Erdogan told AKP members that Selahattin Demirtas, the HDP’s former co-chair who challenged him in the 2015 presidential elections, was a “terrorist who has blood on his hands.”

Demirtas has been behind bars since Nov. 4, 2016, despite court orders calling for his release and faces hundreds of years in prison over charges related to the outlawed PKK.

The president defended the removal of 59 out of 65 elected Kurdish mayors from their posts in the country's Kurdish-majority southeast region since local elections in March 2019.

He also said the AKP would design and implement democratization reforms with its nationalistic coalition partner, which is known for its anti-Kurdish credentials.  

His words are likely to disrupt the peace efforts that Turkey has been making with its Kurdish community for years, although they have been baby steps. They could also hint at a tougher policy shift against Kurds in Syria and Iraq.

According to Oxford University Middle East analyst Samuel Ramani, Erdogan’s comments should be read as a reaction to Tuesday’s resignation of top presidential aide Bulent Arinc, who urged for Demirtas to be released and insisted that the Kurds were repressed within Turkey.

“This gained widespread coverage in the Kurdish media, including in Iraqi Kurdistan's outlet Rudaw which has international viewership,” he told Arab News. “Erdogan wanted to stop speculation on this issue.”

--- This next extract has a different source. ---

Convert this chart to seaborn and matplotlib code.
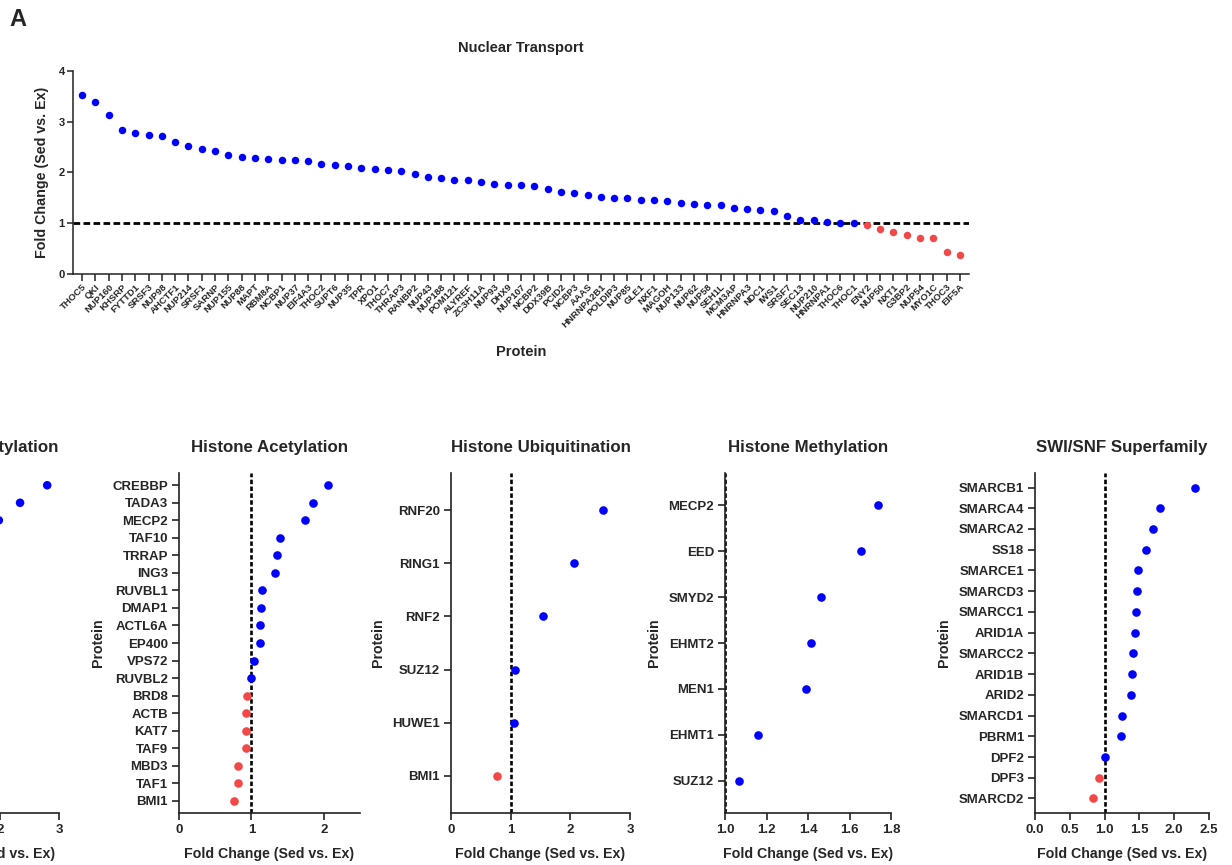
import numpy as np
import pandas as pd
import matplotlib
matplotlib.use("Agg")
import matplotlib.pyplot as plt
import seaborn as sns

# ---------------- data ----------------
nt_proteins = ["THOC5", "QKI", "NUP160", "KHSRP", "FYTTD1", "SRSF3", "NUP98", "AHCTF1", "NUP214",
               "SRSF1", "SARNP", "NUP155", "NUP88", "MAPT", "RBM8A", "NCBP1", "NUP37", "EIF4A3",
               "THOC2", "SUPT6", "NUP35", "TPR", "XPO1", "THOC7", "THRAP3", "RANBP2", "NUP43",
               "NUP188", "POM121", "ALYREF", "ZC3H11A", "NUP93", "DHX9", "NUP107", "NCBP2", "DDX39B",
               "PCID2", "NCBP3", "AAAS", "HNRNPA2B1", "POLDIP3", "NUP85", "GLE1", "NXF1", "MAGOH",
               "NUP133", "NUP62", "NUP58", "SEH1L", "MCM3AP", "HNRNPA3", "NDC1", "IWS1", "SRSF7",
               "SEC13", "NUP210", "HNRNPA1", "THOC6", "THOC1", "ENY2", "NUP50", "NXT1", "G3BP2",
               "NUP54", "MYO1C", "THOC3", "EIF5A"]
nt_values = [3.53, 3.38, 3.14, 2.83, 2.78, 2.73, 2.71, 2.60, 2.53,
             2.46, 2.43, 2.34, 2.31, 2.29, 2.27, 2.25, 2.24, 2.23,
             2.17, 2.15, 2.12, 2.09, 2.06, 2.04, 2.03, 1.97, 1.92,
             1.90, 1.86, 1.86, 1.82, 1.77, 1.76, 1.75, 1.74, 1.67,
             1.61, 1.59, 1.56, 1.51, 1.49, 1.49, 1.45, 1.45, 1.44,
             1.40, 1.38, 1.36, 1.35, 1.31, 1.29, 1.27, 1.25, 1.14,
             1.06, 1.06, 1.02, 1.01, 1.01, 0.96, 0.89, 0.82, 0.77,
             0.71, 0.70, 0.43, 0.37]

deac_values = [2.80, 2.34, 1.98]          # only the visible part of the cut-off panel

acet_proteins = ["CREBBP", "TADA3", "MECP2", "TAF10", "TRRAP", "ING3", "RUVBL1", "DMAP1", "ACTL6A",
                 "EP400", "VPS72", "RUVBL2", "BRD8", "ACTB", "KAT7", "TAF9", "MBD3", "TAF1", "BMI1"]
acet_values = [2.06, 1.85, 1.74, 1.40, 1.35, 1.33, 1.14, 1.13, 1.12,
               1.12, 1.04, 1.00, 0.94, 0.93, 0.92, 0.92, 0.82, 0.81, 0.76]

ubiq_proteins = ["RNF20", "RING1", "RNF2", "SUZ12", "HUWE1", "BMI1"]
ubiq_values = [2.55, 2.06, 1.54, 1.08, 1.06, 0.77]

meth_proteins = ["MECP2", "EED", "SMYD2", "EHMT2", "MEN1", "EHMT1", "SUZ12"]
meth_values = [1.736, 1.657, 1.461, 1.416, 1.392, 1.161, 1.069]

swi_proteins = ["SMARCB1", "SMARCA4", "SMARCA2", "SS18", "SMARCE1", "SMARCD3", "SMARCC1", "ARID1A",
                "SMARCC2", "ARID1B", "ARID2", "SMARCD1", "PBRM1", "DPF2", "DPF3", "SMARCD2"]
swi_values = [2.30, 1.79, 1.70, 1.60, 1.475, 1.46, 1.455, 1.43,
              1.41, 1.40, 1.38, 1.245, 1.24, 1.01, 0.92, 0.84]

# ---------------- style ----------------
sns.set_theme(style="ticks")
plt.rcParams["font.family"] = ["Liberation Sans", "DejaVu Sans"]
plt.rcParams["font.weight"] = "bold"
plt.rcParams["axes.labelweight"] = "bold"
plt.rcParams["axes.titleweight"] = "bold"

BLUE = "#0000FF"
RED = "#F24848"
palette = {"up": BLUE, "down": RED}

W, H = 1232, 865
fig = plt.figure(figsize=(W / 100, H / 100), dpi=100)


def px_axes(left, top, right, bottom):
    return fig.add_axes([left / W, 1 - bottom / H, (right - left) / W, (bottom - top) / H])


def style_axes(ax, lw=1.1):
    for s in ["top", "right"]:
        ax.spines[s].set_visible(False)
    for s in ["left", "bottom"]:
        ax.spines[s].set_linewidth(lw)
        ax.spines[s].set_color("#222222")
    ax.tick_params(width=lw, length=4, color="#222222", direction="out")


def status(vals):
    return ["up" if v >= 1 else "down" for v in vals]


# ---------------- top panel ----------------
ax = px_axes(73, 71, 969, 274)
df_nt = pd.DataFrame({"Protein": nt_proteins, "FC": nt_values, "status": status(nt_values)})
sns.stripplot(data=df_nt, x="Protein", y="FC", hue="status", palette=palette, jitter=False,
              size=5.4, linewidth=0, legend=False, ax=ax, order=nt_proteins)
ax.axhline(1, color="black", lw=2.0, ls=(0, (2.4, 1.2)), zorder=1)
ax.set_xlim(-0.68, len(nt_proteins) - 1 + 0.68)
ax.set_ylim(0, 4)
ax.set_yticks([0, 1, 2, 3, 4])
style_axes(ax)
ax.tick_params(axis="y", labelsize=8, pad=2)
ax.tick_params(axis="x", labelsize=6.8, pad=1, length=5)
for lab in ax.get_xticklabels():
    lab.set_rotation(45)
    lab.set_ha("right")
    lab.set_rotation_mode("anchor")
    lab.set_fontweight("bold")
for lab in ax.get_yticklabels():
    lab.set_fontweight("bold")
ax.set_xlabel("Protein", fontsize=10.5, labelpad=11)
ax.set_ylabel("Fold Change (Sed vs. Ex)", fontsize=10.3, labelpad=7)
ax.set_title("Nuclear Transport", fontsize=10.5, pad=14)
fig.text(9 / W, 1 - 20 / H, "A", fontsize=17, fontweight="bold", va="center", ha="left")


# ---------------- bottom panels ----------------
def hpanel(left, right, proteins, values, title, xlim, xticks, fmt=None, nrows=None):
    ax = px_axes(left, 473, right, 813)
    n = len(values) if nrows is None else nrows
    if proteins is not None:
        df = pd.DataFrame({"Protein": proteins, "FC": values, "status": status(values)})
        sns.stripplot(data=df, x="FC", y="Protein", hue="status", palette=palette, jitter=False,
                      size=6.2, linewidth=0, legend=False, ax=ax, order=proteins, orient="h")
    else:
        df = pd.DataFrame({"FC": values, "row": np.arange(len(values)), "status": status(values)})
        sns.scatterplot(data=df, x="FC", y="row", hue="status", palette=palette, s=38,
                        linewidth=0, legend=False, ax=ax)
        ax.set_yticks(np.arange(n))
        ax.set_yticklabels([])
    ax.axvline(1, color="black", lw=1.9, ls=(0, (1.7, 0.9)), zorder=1)
    ax.set_ylim(n - 1 + 0.7, -0.7)
    ax.set_xlim(*xlim)
    ax.set_xticks(xticks)
    if fmt:
        ax.set_xticklabels([fmt.format(t) for t in xticks])
    style_axes(ax, lw=1.2)
    ax.tick_params(axis="both", labelsize=9.5, length=5, pad=3)
    for lab in ax.get_xticklabels() + ax.get_yticklabels():
        lab.set_fontweight("bold")
    ax.set_xlabel("Fold Change (Sed vs. Ex)", fontsize=10.2, labelpad=8)
    ax.set_ylabel("Protein", fontsize=10.2, labelpad=5)
    ax.set_title(title, fontsize=12.2, pad=15)
    return ax


hpanel(-118, 59, None, deac_values, "Histone Deacetylation", (0, 3), [0, 1, 2, 3], nrows=19)
hpanel(179, 360, acet_proteins, acet_values, "Histone Acetylation", (0, 2.5), [0, 1, 2])
hpanel(451, 630, ubiq_proteins, ubiq_values, "Histone Ubiquitination", (0, 3), [0, 1, 2, 3])
hpanel(725, 891, meth_proteins, meth_values, "Histone Methylation", (1.0, 1.8),
       [1.0, 1.2, 1.4, 1.6, 1.8], fmt="{:.1f}")
hpanel(1035, 1209, swi_proteins, swi_values, "SWI/SNF Superfamily", (0, 2.5),
       [0.0, 0.5, 1.0, 1.5, 2.0, 2.5], fmt="{:.1f}")

fig.savefig("out.png", dpi=100)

Ramani said that Erdogan's lack of sensitivity to the Kurdish issue could inflame tensions with Kurds in Syria and Iraq.

“It is also an oblique warning to US President-elect Joe Biden not to try to interfere in Turkish politics by raising the treatment of Kurds within Turkey.”

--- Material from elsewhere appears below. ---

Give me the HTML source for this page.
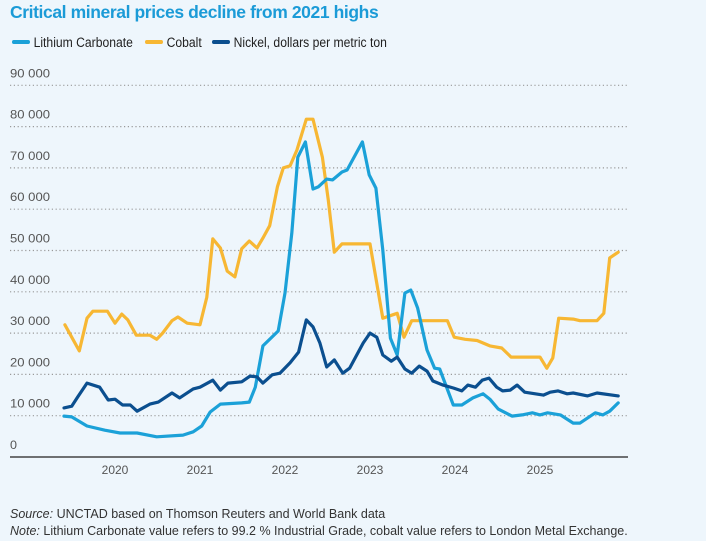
<!DOCTYPE html>
<html><head><meta charset="utf-8"><style>
body{margin:0;background:#eef6fc;font-family:"Liberation Sans",Arial,sans-serif;}
#w{position:relative;width:706px;height:541px;overflow:hidden;background:#eef6fc;}
.t{position:absolute;left:10px;top:2px;font-size:17.5px;font-weight:bold;color:#1b9bd7;letter-spacing:-0.4px;}
.lg{position:absolute;top:35px;font-size:13.5px;color:#222;transform:scaleX(0.9);transform-origin:left center;white-space:nowrap;}
.sw{display:inline-block;width:20px;height:4px;border-radius:2px;vertical-align:middle;margin-right:4px;position:relative;top:-1px;}
.fn{position:absolute;left:10px;font-size:12.5px;color:#333;white-space:nowrap;}
</style></head><body>
<div id="w">
<div class="t">Critical mineral prices decline from 2021 highs</div>
<div class="lg" style="left:12px"><span class="sw" style="background:#1ba1d8"></span>Lithium Carbonate</div>
<div class="lg" style="left:145px"><span class="sw" style="background:#f7b733"></span>Cobalt</div>
<div class="lg" style="left:212px"><span class="sw" style="background:#0b4f8f"></span>Nickel, dollars per metric ton</div>
<svg id="c" width="706" height="541" style="position:absolute;left:0;top:0"></svg>
<div class="fn" style="top:507px"><i>Source:</i> UNCTAD based on Thomson Reuters and World Bank data</div>
<div class="fn" style="top:524px"><i>Note:</i> Lithium Carbonate value refers to 99.2 % Industrial Grade, cobalt value refers to London Metal Exchange.</div>
</div>
<script>
const yTicks=[0,10000,20000,30000,40000,50000,60000,70000,80000,90000];
const yTickLabels=["0","10 000","20 000","30 000","40 000","50 000","60 000","70 000","80 000","90 000"];
const xTicks=[2020,2021,2022,2023,2024,2025];
const lithiumDates=[2019.40,2019.49,2019.67,2019.88,2020.06,2020.26,2020.49,2020.80,2020.92,2021.02,2021.12,2021.24,2021.49,2021.58,2021.65,2021.74,2021.92,2022.0,2022.08,2022.15,2022.24,2022.33,2022.39,2022.49,2022.56,2022.67,2022.73,2022.91,2022.99,2023.07,2023.15,2023.24,2023.32,2023.41,2023.48,2023.56,2023.67,2023.76,2023.82,2023.98,2024.08,2024.21,2024.33,2024.41,2024.51,2024.67,2024.79,2024.91,2025.0,2025.09,2025.24,2025.39,2025.47,2025.65,2025.74,2025.82,2025.92];
const lithiumValues=[9900,9700,7500,6500,5800,5800,4900,5300,6100,7500,10900,12800,13100,13300,16900,26900,30500,39700,54200,72600,76300,64900,65400,67300,67100,69000,69500,76300,68300,65100,50100,28800,24700,39700,40400,36100,25900,21500,21300,12600,12600,14300,15300,14000,11600,9900,10200,10700,10200,10700,10200,8200,8200,10700,10200,11100,13100];
const cobaltDates=[2019.41,2019.58,2019.67,2019.74,2019.91,2020.0,2020.08,2020.15,2020.25,2020.41,2020.49,2020.56,2020.67,2020.74,2020.85,2021.0,2021.08,2021.15,2021.24,2021.32,2021.41,2021.49,2021.58,2021.67,2021.74,2021.82,2021.91,2021.98,2022.06,2022.14,2022.25,2022.33,2022.44,2022.51,2022.58,2022.67,2023.0,2023.15,2023.32,2023.40,2023.49,2023.91,2023.99,2024.12,2024.26,2024.41,2024.55,2024.66,2025.0,2025.08,2025.15,2025.22,2025.39,2025.47,2025.67,2025.75,2025.82,2025.92];
const cobaltValues=[32000,25700,33600,35300,35300,32400,34600,33200,29500,29500,28500,30000,33000,33900,32400,32000,38700,52800,50600,45000,43600,50400,52300,50600,53000,56000,65400,70000,70500,74300,81800,81800,72600,62200,49600,51600,51600,33600,34800,29000,33000,33000,29000,28500,28200,26900,26400,24200,24200,21500,24000,33600,33400,33000,33000,34800,48200,49600];
const nickelDates=[2019.40,2019.49,2019.56,2019.67,2019.82,2019.92,2020.0,2020.09,2020.18,2020.26,2020.41,2020.51,2020.67,2020.76,2020.92,2021.0,2021.15,2021.24,2021.33,2021.49,2021.59,2021.67,2021.74,2021.85,2021.94,2022.06,2022.16,2022.25,2022.33,2022.41,2022.49,2022.58,2022.68,2022.76,2022.92,2023.0,2023.08,2023.15,2023.25,2023.32,2023.41,2023.49,2023.58,2023.67,2023.74,2023.86,2023.98,2024.08,2024.15,2024.24,2024.32,2024.40,2024.49,2024.56,2024.65,2024.73,2024.82,2025.04,2025.12,2025.21,2025.32,2025.39,2025.56,2025.67,2025.92];
const nickelValues=[11900,12300,14500,17900,16900,13800,14000,12600,12600,11100,12800,13300,15500,14300,16500,16900,18600,16200,17900,18200,19600,19400,17900,19900,20300,22800,25400,33200,31500,27600,21800,23500,20300,21500,27600,30000,29000,24700,23200,24200,21300,20300,22000,20800,18400,17400,16700,16000,17400,16900,18600,19100,16900,16000,16200,17400,15700,15000,15700,16000,15300,15500,14800,15500,14800];

const NS="http://www.w3.org/2000/svg";
const svg=document.getElementById('c');
const y0=457,pxPer=41.3/10000;
function yS(v){return y0-v*pxPer;}
function xS(d){return 115+(d-2020)*85;}
function mk(t,a){const e=document.createElementNS(NS,t);for(const k in a)e.setAttribute(k,a[k]);svg.appendChild(e);return e;}
yTicks.forEach((v,i)=>{
  if(v>0){const g=mk('line',{x1:10,x2:628,y1:yS(v),y2:yS(v),stroke:'#9a9a9a','stroke-width':1.2,'stroke-dasharray':'1.2 2.6'});
  
  }
  const t=mk('text',{x:10,y:yS(v)-8,'font-size':12,fill:'#555','font-family':'Liberation Sans, sans-serif','textLength':yTickLabels[i].length>1?40:7,'lengthAdjust':'spacingAndGlyphs'});
  t.textContent=yTickLabels[i];
  
  
});
const ax=mk('line',{x1:10,x2:628,y1:y0,y2:y0,stroke:'#444','stroke-width':1.5});


xTicks.forEach(yr=>{
  const t=mk('text',{x:xS(yr),y:474,'font-size':12,fill:'#555','text-anchor':'middle','font-family':'Liberation Sans, sans-serif'});
  t.textContent=String(yr);
  
  
});
function line(d,v,col,name){
  const p=d.map((x,i)=>(i?'L':'M')+xS(x).toFixed(1)+','+yS(v[i]).toFixed(1)).join('');
  const e=mk('path',{d:p,fill:'none',stroke:col,'stroke-width':3.2,'stroke-linejoin':'round','stroke-linecap':'round'});
  
  
}
line(cobaltDates,cobaltValues,'#f7b733','cobalt-line');
line(lithiumDates,lithiumValues,'#1ba1d8','lithium-line');
line(nickelDates,nickelValues,'#0b4f8f','nickel-line');
</script>
</body></html>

But Erdogan’s comments would matter little in the long run, he added.

“Much more will depend on whether Turkey mounts another Operation Peace Spring-style offensive in northern Syria, which is a growing possibility. If that occurs during the Trump to Biden transition period, the incoming Biden administration could be more critical of Turkey and convert its rhetoric on solidarity with the Kurds into action.”

The Kurdish-led Syrian Democratic Forces have been a key partner for the US in its fight against Daesh. During a campaign speech in Oct. 2019, Biden criticized the US decision to withdraw from Syria as a “complete failure” that would leave Syrian Kurds open to aggression from Turkey.

“It’s more insidious than the betrayal of our brave Kurdish partners, it’s more dangerous than taking the boot off the neck of ISIS,” Biden said at the time.

UK-based analyst Bill Park said that Erdogan was increasingly influenced by his coalition partners, the Nationalist Movement Party (MHP).

“He might also believe that both the PKK and the HDP have been so weakened that he doesn't have to take them into consideration,” he told Arab News. “The Western world will not respond dramatically to this announcement but they are tired of Erdogan. There is little hope that Turkey's relations with the US or the EU can be much improved. The Syrian Kurdish PYD militia are seeking an accommodation with Damascus, while the Kurdistan Democratic Party, the largest party in Iraqi Kurdistan, is indifferent to the fate of Turkey's Kurds and has problems of its own.”

The HDP, meanwhile, is skeptical about Erdogan’s reform pledges and sees them as “politicking.”

“This reform narrative is not sincere,” said HDP lawmaker Meral Danis Bestas, according to a Reuters news agency report. “This is a party which has been in power for 18 years and which has until now totally trampled on the law. It has one aim: To win back the support which has been lost.”

Turkey’s next election is scheduled for 2023, unless there is a snap election in a year.